I have decided that for the long term growth of this blog it will become an academic blog as is thekingpin68. This has already taken place with the last five articles. I find it easier to write sillier theological articles than academic ones, but more difficult to find material. It is better career wise for me to write articles within the disciplines of theology, philosophy, Biblical studies, empirical theology and statistics. With me looking for work I wish to present two fully academic blogs. This blog will feature more satire and less citations than thekingpin68 blog. This blog will stay satire and theology. Please continue with the funny comments!

If I lose links that is unfortunate, but thekingpin68 is now seven links ahead of satire and theology and I reason academic writing is my future, but the two blogs will not be identical, as I have already explained. I reason I will gain more blog links in the future for satire and theology with this slight change.

Thanks,

Russ

I shall present an argument against the annihilation of unregenerate post-mortem persons. This is not exhaustive and is an argument, not the argument. I have used Erickson as a source to support my premises and conclusion.

God is perfectly holy.

-Erickson writes that God is totally separate from his creation. Erickson (1994: 284).
-Erickson lists Exodus 15: 11, 1 Samuel 2: 2 and Isaiah 57: 15.
-God is absolutely pure and good; God is not evil. Erickson (1994: 285).
-Erickson lists Job 34: 12, Habakkuk 1: 13 and James 1: 13

Human beings are sinful.

-Jeremiah 17: 9, Romans Chapter 1-3, Romans 3: 23, Romans 6: 23.

Sin must be atoned.

-God is the administrator of justice and cannot justly simply forgive sins. Erickson (1994: 816). God is equally the God of love and justice. Justice is therefore not ignored for the sake of love, as a holy God must be just.
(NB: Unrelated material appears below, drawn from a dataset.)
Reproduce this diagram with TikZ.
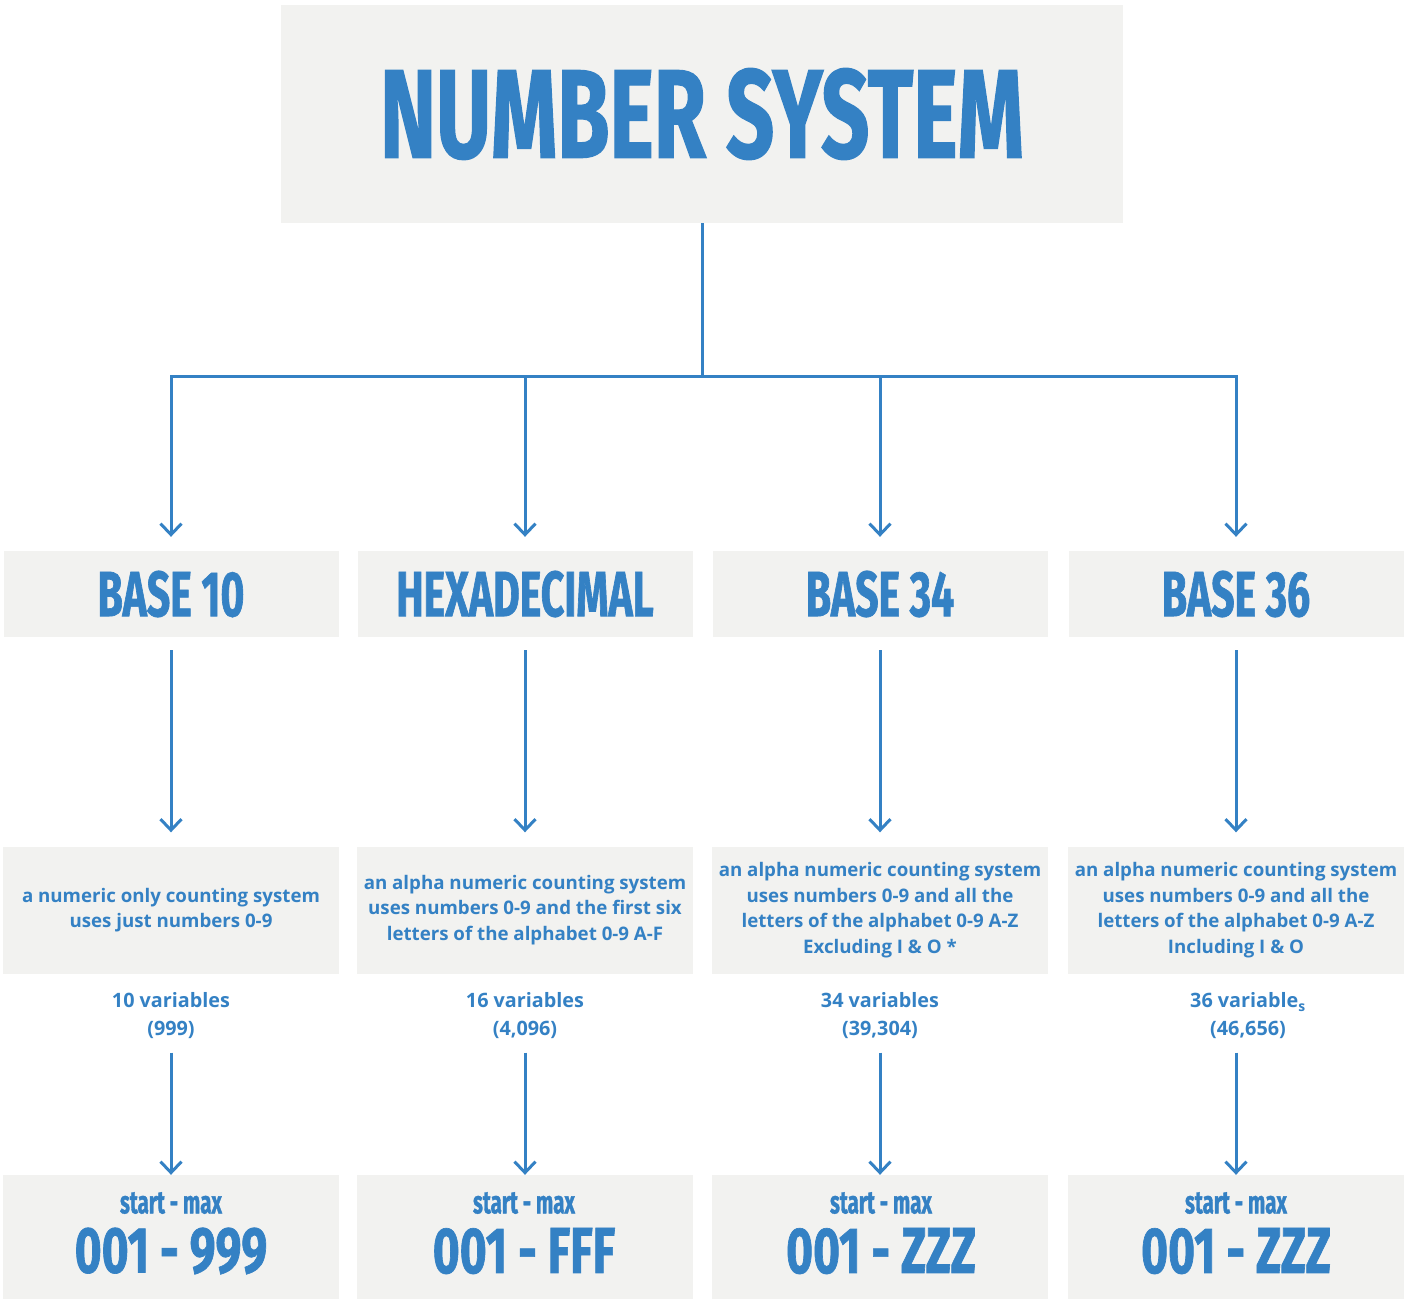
\documentclass[tikz,border=0pt]{standalone}
\usepackage{fontspec}
\setmainfont{Open Sans}
\newfontfamily\headfont[FakeStretch=0.64, FakeBold=1]{Fira Sans}
\newfontfamily\bigheadfont[FakeStretch=0.67, FakeBold=1]{Fira Sans}
\newfontfamily\codefont[FakeStretch=0.71, FakeBold=1]{Fira Sans}
\usetikzlibrary{positioning, arrows.meta}
\definecolor{numblue}{RGB}{52,129,196}
\definecolor{boxgray}{RGB}{242,242,240}
\tikzstyle{titlebox} = [rectangle, minimum width=842pt, minimum height=218pt, fill=boxgray, text=numblue, font=\bigheadfont\bfseries\fontsize{126}{126}\selectfont]
\tikzstyle{basebox} = [rectangle, minimum width=335pt, minimum height=86pt, fill=boxgray, text=numblue, font=\headfont\bfseries\fontsize{64}{64}\selectfont]
\tikzstyle{descbox} = [rectangle, minimum width=336pt, minimum height=127pt, inner sep=0pt, fill=boxgray, text=numblue, align=center, font=\bfseries\fontsize{18.7}{25.5}\selectfont]
\tikzstyle{vartext} = [align=center, text=numblue, font=\bfseries\fontsize{19.8}{28}\selectfont]
\tikzstyle{rangebox} = [rectangle, minimum width=336pt, minimum height=124pt, fill=boxgray]
\tikzstyle{startmax} = [text=numblue, inner sep=0pt, font=\headfont\bfseries\fontsize{32}{32}\selectfont]
\tikzstyle{rangecode} = [text=numblue, inner sep=0pt, font=\codefont\bfseries\fontsize{65}{65}\selectfont]
\tikzstyle{line} = [numblue, line width=3pt]
\tikzstyle{arrow} = [line, -{Straight Barb[length=11pt, width=21pt]}]
\def\gap{13pt}

\begin{document}
\begin{tikzpicture}[x=1pt, y=-1pt]
\useasboundingbox (0,0) rectangle (1416,1299);

\node (title) [titlebox] at (702,114) {NUMBER SYSTEM};
\coordinate (hub) at (702,376);

\node (base10) [basebox] at (171,594) {BASE 10};
\node (hex) [basebox] at (525,594) {HEXADECIMAL};
\node (base34) [basebox] at (880,594) {BASE 34};
\node (base36) [basebox] at (1236,594) {BASE 36};

\draw [line] (title.south) -- (hub);
\draw [arrow, shorten >=14pt] (hub) -| (base10.north);
\draw [arrow, shorten >=14pt] (hub) -| (hex.north);
\draw [arrow, shorten >=14pt] (hub) -| (base34.north);
\draw [arrow, shorten >=14pt] (hub) -| (base36.north);

\node (desc10) [descbox] at (171,910) {a numeric only counting system\\uses just numbers 0-9};
\node (deschex) [descbox] at (525,910) {an alpha numeric counting system\\uses numbers 0-9 and the first six\\letters of the alphabet 0-9 A-F};
\node (desc34) [descbox] at (880,910) {an alpha numeric counting system\\uses numbers 0-9 and all the\\letters of the alphabet 0-9 A-Z\\Excluding I \& O *};
\node (desc36) [descbox] at (1236,910) {an alpha numeric counting system\\uses numbers 0-9 and all the\\letters of the alphabet 0-9 A-Z\\Including I \& O};

\draw [arrow, shorten <=\gap, shorten >=14pt] (base10) -- (desc10);
\draw [arrow, shorten <=\gap, shorten >=14pt] (hex) -- (deschex);
\draw [arrow, shorten <=\gap, shorten >=14pt] (base34) -- (desc34);
\draw [arrow, shorten <=\gap, shorten >=14pt] (base36) -- (desc36);

\node (var10) [vartext] at (171,1016) {10 variables\\(999)};
\node (varhex) [vartext] at (525,1016) {16 variables\\(4,096)};
\node (var34) [vartext] at (880,1016) {34 variables\\(39,304)};
\node (var36) [vartext] at (1248,1016) {36 variable\textsubscript{s}\\(46,656)};

\node (range10) [rangebox] at (171,1237) {};
\node (rangehex) [rangebox] at (525,1237) {};
\node (range34) [rangebox] at (880,1237) {};
\node (range36) [rangebox] at (1236,1237) {};

\node (sm10) [startmax] at (171,1203) {start - max};
\node (smhex) [startmax] at (524,1203) {start - max};
\node (sm34) [startmax] at (881,1203) {start - max};
\node (sm36) [startmax] at (1236,1203) {start - max};
\node (code10) [rangecode] at (171,1251) {001 - 999};
\node (codehex) [rangecode] at (524,1251) {001 - FFF};
\node (code34) [rangecode] at (881,1251) {001 - ZZZ};
\node (code36) [rangecode] at (1236,1251) {001 - ZZZ};

\draw [arrow, shorten <=10pt] (var10) -- (range10);
\draw [arrow, shorten <=10pt] (varhex) -- (rangehex);
\draw [arrow, shorten <=10pt] (var34) -- (range34);
\draw [arrow, shorten <=10pt] (var36.south -| range36) -- (range36);

\end{tikzpicture}
\end{document}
Christ as infinite God outlasted finite sin in the atonement.

-As God, Christ’s death has infinite worth. Erickson (1994: 804). As God he can atone for all finite human sin.

Christ as a perfect man was sacrificed for imperfect persons in the atonement.

-As a human, Christ could redeem other humans. Erickson (1994: 804). Christ redeemed all of human nature through the atonement. Erickson (1994: 804).

Those outside of Christ cannot justly be annihilated as their sins are never atoned.

-Biblically, all persons exist port-mortem (Revelation, Chapter 20). Unfortunately, it could be reasoned that everlasting punishment exists as finite unregenerate persons continue to attempt to atone for their sins in hell, but can never fully cover their sins without Christ. Therefore they cannot justly be annihilated. Earthly sins are not covered, and post-mortem sins (rejecting God and related) in disembodied and resurrection states also remain uncovered.

ERICKSON, MILLARD (1994) Christian Theology, Grand Rapids, Baker Book House.